Practical Considerations:

• Always use fluid properties at actual operating temperature
• For significant temperature changes, consider average or film temperature
• In critical applications, implement temperature compensation in flow meters
• Account for thermal expansion when sizing pipe supports and anchors

Example: A water system designed for 60°F but operating at 140°F would have:

• ~3% lower density (affecting mass flow calculations)
• ~50% lower viscosity (potentially changing flow regime)
• ~0.5% larger pipe diameter (from thermal expansion of steel pipe)

What safety factors should I consider when sizing pipes based on flow rate?

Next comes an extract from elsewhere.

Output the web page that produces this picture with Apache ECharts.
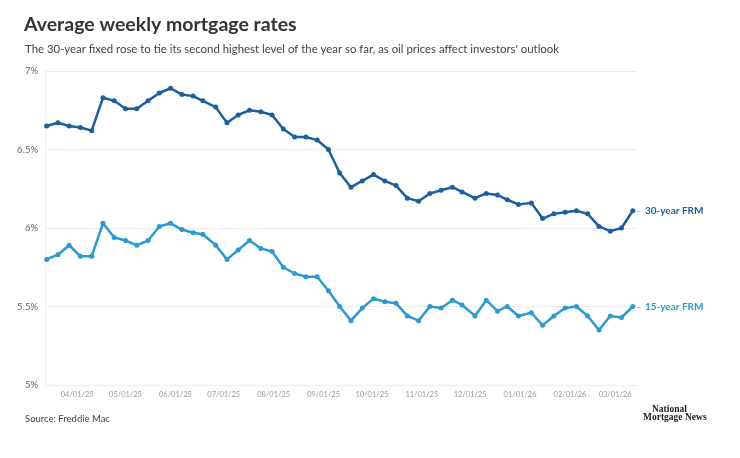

When sizing pipes based on flow rate calculations, incorporate these safety factors:

1. Flow Capacity:
   • Design for 120-150% of maximum expected flow rate
   • Account for future expansion or increased demand
   • Consider peak flow conditions, not just average
2. Velocity Limits:
   • Stay below erosion velocity (typically 10-25 ft/s for liquids)
   • For gases, limit velocity to prevent excessive pressure drop
   • Consult industry standards for specific applications
3. Pressure Ratings:
   • Ensure pipe and fittings can handle maximum system pressure
   • Account for pressure surges (water hammer)
   • Consider temperature effects on pressure ratings
4. Material Compatibility:
   • Verify chemical compatibility with fluid
   • Consider corrosion allowance for expected service life
   • Evaluate abrasion resistance for particulate-laden fluids
5. Installation Factors:
   • Allow for proper support spacing
   • Plan for thermal expansion/contraction
   • Ensure adequate space for insulation if required
6. Regulatory Compliance:
   • Follow applicable codes (ASME, ANSI, API, etc.)
   • Meet environmental regulations for fluid containment
   • Implement required safety devices (relief valves, etc.)
7. Operational Considerations:
   • Provide isolation and drain valves for maintenance
   • Include instrumentation ports for flow measurement
   • Design for ease of inspection and cleaning

Rule of Thumb: When in doubt, go up one standard pipe size. The additional cost is typically minor compared to potential operational issues from undersized piping.